SOURCE MATERIAL
# # # #

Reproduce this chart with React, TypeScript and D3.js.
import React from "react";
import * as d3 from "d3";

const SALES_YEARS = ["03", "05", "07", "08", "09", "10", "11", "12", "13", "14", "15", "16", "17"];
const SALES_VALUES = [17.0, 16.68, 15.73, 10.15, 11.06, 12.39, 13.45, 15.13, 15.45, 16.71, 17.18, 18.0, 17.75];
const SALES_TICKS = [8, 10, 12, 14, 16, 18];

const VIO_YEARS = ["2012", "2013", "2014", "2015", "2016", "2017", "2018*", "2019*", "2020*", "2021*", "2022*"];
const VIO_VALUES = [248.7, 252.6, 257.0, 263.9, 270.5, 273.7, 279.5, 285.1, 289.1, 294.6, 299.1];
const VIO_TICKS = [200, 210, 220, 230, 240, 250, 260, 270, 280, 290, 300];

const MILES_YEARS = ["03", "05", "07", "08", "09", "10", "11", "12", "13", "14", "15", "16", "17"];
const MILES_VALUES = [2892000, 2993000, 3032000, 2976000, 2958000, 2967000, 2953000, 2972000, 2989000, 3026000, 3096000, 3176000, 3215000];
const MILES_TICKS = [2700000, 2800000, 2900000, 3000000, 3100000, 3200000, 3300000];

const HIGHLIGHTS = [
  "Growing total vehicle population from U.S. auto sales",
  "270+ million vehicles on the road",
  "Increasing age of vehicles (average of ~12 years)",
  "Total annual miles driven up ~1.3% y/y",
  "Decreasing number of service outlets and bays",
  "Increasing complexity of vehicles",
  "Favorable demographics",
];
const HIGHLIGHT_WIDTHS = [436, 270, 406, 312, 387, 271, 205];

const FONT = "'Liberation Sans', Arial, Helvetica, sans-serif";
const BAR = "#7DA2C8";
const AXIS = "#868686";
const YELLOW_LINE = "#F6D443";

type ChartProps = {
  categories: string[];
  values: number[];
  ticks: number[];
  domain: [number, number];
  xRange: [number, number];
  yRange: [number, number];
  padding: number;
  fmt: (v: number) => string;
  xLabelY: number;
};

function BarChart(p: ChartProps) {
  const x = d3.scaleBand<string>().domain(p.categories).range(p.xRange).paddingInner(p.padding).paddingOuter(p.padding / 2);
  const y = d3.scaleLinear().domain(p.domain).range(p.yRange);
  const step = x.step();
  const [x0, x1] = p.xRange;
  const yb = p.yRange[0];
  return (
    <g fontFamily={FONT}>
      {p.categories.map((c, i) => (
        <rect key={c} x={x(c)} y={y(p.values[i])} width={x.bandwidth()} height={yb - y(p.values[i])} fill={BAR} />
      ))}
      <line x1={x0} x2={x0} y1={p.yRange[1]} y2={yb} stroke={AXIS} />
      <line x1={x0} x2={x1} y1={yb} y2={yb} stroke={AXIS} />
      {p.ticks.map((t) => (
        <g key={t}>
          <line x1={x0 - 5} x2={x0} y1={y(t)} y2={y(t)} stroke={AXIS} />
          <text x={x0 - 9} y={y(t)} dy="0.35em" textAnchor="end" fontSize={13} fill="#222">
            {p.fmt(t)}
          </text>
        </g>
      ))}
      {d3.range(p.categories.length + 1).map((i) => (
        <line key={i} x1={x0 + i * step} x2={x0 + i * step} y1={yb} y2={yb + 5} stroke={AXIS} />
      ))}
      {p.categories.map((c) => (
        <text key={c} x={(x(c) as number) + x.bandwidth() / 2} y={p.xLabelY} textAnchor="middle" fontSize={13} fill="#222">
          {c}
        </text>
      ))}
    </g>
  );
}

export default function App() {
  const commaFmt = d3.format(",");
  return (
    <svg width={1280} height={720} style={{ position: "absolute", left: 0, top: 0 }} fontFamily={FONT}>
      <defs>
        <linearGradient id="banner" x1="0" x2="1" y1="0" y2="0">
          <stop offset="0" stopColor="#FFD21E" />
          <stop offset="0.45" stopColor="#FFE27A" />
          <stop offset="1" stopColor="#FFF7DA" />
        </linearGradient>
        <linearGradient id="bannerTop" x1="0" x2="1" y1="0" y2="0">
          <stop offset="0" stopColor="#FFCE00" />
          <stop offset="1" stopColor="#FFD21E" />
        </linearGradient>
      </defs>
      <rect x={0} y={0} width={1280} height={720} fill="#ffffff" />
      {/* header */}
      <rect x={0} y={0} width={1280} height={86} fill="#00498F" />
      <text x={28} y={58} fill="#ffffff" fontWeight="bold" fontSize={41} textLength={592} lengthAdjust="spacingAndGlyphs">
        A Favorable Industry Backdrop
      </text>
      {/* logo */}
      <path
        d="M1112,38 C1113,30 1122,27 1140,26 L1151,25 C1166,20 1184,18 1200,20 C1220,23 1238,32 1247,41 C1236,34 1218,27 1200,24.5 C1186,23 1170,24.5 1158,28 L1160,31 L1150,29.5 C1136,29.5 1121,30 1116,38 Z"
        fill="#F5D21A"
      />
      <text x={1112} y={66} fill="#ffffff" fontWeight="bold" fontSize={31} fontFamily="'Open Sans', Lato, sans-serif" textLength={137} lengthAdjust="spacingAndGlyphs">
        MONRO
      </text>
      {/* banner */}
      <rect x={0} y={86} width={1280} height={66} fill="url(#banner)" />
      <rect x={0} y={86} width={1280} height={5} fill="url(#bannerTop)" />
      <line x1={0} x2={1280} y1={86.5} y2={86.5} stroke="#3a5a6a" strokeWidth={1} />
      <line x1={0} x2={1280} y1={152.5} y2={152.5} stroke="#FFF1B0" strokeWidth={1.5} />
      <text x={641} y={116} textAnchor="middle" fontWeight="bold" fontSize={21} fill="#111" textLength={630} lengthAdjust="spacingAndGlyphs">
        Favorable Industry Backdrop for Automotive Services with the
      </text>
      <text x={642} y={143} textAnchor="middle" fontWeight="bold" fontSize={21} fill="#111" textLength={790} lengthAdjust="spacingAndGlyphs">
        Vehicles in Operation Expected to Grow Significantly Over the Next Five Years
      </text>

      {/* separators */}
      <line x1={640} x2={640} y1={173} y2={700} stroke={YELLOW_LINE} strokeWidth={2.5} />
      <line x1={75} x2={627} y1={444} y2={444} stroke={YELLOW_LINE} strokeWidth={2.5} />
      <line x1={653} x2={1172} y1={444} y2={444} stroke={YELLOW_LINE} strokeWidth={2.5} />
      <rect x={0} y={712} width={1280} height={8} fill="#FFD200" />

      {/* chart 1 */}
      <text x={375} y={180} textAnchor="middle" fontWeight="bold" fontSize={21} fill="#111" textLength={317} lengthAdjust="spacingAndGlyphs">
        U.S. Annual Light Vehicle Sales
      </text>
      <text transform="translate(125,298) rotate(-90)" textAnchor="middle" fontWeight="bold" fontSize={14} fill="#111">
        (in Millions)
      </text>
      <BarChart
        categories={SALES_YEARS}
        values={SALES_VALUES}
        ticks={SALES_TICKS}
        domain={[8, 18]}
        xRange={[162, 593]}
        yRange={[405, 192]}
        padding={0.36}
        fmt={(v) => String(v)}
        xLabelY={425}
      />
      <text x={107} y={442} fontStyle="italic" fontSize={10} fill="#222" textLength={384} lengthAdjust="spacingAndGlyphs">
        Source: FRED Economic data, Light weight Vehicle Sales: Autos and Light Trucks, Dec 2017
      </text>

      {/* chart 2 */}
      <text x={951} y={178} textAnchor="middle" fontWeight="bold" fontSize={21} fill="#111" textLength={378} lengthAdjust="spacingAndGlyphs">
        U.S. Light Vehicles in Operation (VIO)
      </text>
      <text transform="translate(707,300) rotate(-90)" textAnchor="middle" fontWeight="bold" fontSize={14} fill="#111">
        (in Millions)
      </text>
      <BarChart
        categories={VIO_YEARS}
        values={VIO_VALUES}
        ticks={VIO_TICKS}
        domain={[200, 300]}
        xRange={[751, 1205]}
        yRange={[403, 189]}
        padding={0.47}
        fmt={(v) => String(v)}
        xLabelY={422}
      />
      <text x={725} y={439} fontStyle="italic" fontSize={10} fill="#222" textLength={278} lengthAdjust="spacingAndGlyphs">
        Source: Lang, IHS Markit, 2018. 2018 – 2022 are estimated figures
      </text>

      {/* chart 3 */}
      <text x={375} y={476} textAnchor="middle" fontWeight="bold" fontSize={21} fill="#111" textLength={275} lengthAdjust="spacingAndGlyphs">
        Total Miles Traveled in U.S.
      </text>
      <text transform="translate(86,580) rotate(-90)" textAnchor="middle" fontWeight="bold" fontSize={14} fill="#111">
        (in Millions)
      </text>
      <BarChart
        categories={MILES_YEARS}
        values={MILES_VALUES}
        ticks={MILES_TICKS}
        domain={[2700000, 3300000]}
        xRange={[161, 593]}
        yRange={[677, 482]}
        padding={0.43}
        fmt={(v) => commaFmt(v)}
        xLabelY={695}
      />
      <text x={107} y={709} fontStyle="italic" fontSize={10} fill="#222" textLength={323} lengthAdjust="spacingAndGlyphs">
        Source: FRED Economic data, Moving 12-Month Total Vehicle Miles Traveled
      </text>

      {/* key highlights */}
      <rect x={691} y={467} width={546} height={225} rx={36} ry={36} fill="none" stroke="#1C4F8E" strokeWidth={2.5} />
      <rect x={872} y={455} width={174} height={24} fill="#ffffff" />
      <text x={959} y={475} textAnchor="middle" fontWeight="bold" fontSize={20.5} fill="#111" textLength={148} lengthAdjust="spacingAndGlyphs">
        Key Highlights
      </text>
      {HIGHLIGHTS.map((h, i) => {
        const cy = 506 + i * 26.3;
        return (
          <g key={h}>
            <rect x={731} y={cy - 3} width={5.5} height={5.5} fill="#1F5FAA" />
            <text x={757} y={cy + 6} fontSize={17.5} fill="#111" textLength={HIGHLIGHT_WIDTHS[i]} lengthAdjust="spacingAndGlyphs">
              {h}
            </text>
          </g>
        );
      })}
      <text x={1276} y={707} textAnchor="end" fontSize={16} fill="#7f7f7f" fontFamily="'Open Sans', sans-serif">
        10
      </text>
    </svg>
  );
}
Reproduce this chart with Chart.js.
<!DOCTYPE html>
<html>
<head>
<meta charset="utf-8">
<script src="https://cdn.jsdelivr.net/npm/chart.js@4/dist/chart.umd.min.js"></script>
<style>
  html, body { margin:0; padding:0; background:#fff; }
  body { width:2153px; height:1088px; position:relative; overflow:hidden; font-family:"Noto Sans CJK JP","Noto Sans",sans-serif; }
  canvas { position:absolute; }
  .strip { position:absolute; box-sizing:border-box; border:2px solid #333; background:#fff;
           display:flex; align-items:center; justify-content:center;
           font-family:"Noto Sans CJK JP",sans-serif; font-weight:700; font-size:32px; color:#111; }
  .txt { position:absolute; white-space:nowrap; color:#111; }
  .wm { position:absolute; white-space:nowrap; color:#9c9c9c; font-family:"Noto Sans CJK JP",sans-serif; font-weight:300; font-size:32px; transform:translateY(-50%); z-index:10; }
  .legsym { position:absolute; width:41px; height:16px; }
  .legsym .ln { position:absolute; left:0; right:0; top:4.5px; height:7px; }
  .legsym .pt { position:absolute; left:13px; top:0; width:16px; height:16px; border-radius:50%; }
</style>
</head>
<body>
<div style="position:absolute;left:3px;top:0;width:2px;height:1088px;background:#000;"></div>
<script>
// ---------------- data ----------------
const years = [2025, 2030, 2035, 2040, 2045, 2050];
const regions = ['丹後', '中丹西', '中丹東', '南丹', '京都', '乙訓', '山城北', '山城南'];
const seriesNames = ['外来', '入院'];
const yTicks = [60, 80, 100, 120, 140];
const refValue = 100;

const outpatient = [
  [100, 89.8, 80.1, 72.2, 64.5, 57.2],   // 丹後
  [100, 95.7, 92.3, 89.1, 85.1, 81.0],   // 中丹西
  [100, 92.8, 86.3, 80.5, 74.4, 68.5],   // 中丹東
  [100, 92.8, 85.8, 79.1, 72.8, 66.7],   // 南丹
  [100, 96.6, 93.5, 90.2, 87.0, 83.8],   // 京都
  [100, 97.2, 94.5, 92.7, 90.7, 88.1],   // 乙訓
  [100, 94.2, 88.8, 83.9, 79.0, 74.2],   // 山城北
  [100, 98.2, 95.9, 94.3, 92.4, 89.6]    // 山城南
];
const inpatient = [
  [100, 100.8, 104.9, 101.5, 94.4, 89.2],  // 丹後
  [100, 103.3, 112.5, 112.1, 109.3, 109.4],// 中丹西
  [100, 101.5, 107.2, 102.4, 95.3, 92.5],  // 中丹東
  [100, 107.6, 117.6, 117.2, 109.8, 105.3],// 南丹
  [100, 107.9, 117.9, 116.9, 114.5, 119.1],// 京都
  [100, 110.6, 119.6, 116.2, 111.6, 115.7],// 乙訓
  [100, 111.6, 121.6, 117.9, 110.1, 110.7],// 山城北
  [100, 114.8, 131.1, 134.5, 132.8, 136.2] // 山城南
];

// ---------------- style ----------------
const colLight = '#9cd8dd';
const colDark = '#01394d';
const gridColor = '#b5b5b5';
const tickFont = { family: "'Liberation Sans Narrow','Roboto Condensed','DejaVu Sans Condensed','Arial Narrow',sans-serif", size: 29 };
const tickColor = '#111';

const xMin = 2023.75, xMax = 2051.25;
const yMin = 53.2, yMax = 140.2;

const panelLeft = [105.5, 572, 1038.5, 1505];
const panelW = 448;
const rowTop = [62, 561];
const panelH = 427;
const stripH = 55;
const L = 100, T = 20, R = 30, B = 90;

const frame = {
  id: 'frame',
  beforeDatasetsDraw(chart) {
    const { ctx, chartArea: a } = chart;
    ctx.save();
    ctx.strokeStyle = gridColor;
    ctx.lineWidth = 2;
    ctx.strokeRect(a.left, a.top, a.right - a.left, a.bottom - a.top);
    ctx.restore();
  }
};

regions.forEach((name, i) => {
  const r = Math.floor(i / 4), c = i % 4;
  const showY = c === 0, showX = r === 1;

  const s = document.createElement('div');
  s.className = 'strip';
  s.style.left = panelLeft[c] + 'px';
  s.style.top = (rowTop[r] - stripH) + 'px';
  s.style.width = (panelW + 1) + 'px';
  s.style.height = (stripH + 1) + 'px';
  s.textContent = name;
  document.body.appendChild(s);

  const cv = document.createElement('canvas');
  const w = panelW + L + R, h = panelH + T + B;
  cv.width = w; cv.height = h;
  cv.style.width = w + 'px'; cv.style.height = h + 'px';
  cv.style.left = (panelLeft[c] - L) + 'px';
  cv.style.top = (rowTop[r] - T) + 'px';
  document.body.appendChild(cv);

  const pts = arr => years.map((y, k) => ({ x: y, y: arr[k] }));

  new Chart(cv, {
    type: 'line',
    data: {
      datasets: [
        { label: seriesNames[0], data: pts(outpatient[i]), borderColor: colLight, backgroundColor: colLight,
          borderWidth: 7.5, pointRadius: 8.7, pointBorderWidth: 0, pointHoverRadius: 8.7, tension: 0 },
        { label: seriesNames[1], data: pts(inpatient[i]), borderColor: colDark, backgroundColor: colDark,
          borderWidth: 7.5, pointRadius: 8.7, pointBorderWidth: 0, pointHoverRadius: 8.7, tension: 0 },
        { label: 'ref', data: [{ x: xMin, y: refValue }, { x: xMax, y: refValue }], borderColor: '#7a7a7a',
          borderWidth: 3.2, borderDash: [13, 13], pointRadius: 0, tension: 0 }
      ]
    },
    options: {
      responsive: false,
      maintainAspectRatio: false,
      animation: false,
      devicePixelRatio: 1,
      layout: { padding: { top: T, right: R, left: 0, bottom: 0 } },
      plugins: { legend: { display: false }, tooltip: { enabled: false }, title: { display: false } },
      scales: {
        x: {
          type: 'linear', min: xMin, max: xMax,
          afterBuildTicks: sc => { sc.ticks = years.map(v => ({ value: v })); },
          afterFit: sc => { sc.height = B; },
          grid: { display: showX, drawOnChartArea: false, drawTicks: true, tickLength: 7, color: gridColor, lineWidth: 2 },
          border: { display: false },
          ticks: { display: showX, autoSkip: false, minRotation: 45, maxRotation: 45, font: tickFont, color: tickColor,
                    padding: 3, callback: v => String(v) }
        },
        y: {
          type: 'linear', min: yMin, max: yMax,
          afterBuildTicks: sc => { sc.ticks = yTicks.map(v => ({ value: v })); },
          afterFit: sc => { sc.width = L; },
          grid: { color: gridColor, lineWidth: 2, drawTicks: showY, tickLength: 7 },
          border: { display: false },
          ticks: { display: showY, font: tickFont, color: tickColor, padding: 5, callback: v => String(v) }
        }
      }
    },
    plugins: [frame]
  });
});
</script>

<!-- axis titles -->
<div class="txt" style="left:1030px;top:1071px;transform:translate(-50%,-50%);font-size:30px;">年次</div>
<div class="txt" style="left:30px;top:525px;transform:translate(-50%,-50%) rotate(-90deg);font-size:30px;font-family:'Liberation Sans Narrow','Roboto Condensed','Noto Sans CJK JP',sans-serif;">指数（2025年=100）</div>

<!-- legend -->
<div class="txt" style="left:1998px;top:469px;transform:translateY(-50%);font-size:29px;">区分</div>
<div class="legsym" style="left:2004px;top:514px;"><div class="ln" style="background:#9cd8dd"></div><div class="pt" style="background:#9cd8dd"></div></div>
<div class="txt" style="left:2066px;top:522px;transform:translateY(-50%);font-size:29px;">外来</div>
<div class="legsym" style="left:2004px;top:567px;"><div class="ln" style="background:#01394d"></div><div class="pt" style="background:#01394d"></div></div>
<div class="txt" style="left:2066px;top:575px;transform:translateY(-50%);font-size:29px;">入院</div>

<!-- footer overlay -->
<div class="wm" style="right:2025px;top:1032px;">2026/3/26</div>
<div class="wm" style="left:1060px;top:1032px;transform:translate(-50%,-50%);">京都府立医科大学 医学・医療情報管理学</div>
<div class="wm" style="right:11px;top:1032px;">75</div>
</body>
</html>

# # # #

WHAT IS BEING ASKED
Everything from the first line of the data through the line containing "const SALES_TICKS = [8, 10, 12, 14, 16, 18];" should be echoed exactly. Add nothing.

RESULT OF THIS TASK
Reproduce this chart with React, TypeScript and D3.js.
import React from "react";
import * as d3 from "d3";

const SALES_YEARS = ["03", "05", "07", "08", "09", "10", "11", "12", "13", "14", "15", "16", "17"];
const SALES_VALUES = [17.0, 16.68, 15.73, 10.15, 11.06, 12.39, 13.45, 15.13, 15.45, 16.71, 17.18, 18.0, 17.75];
const SALES_TICKS = [8, 10, 12, 14, 16, 18];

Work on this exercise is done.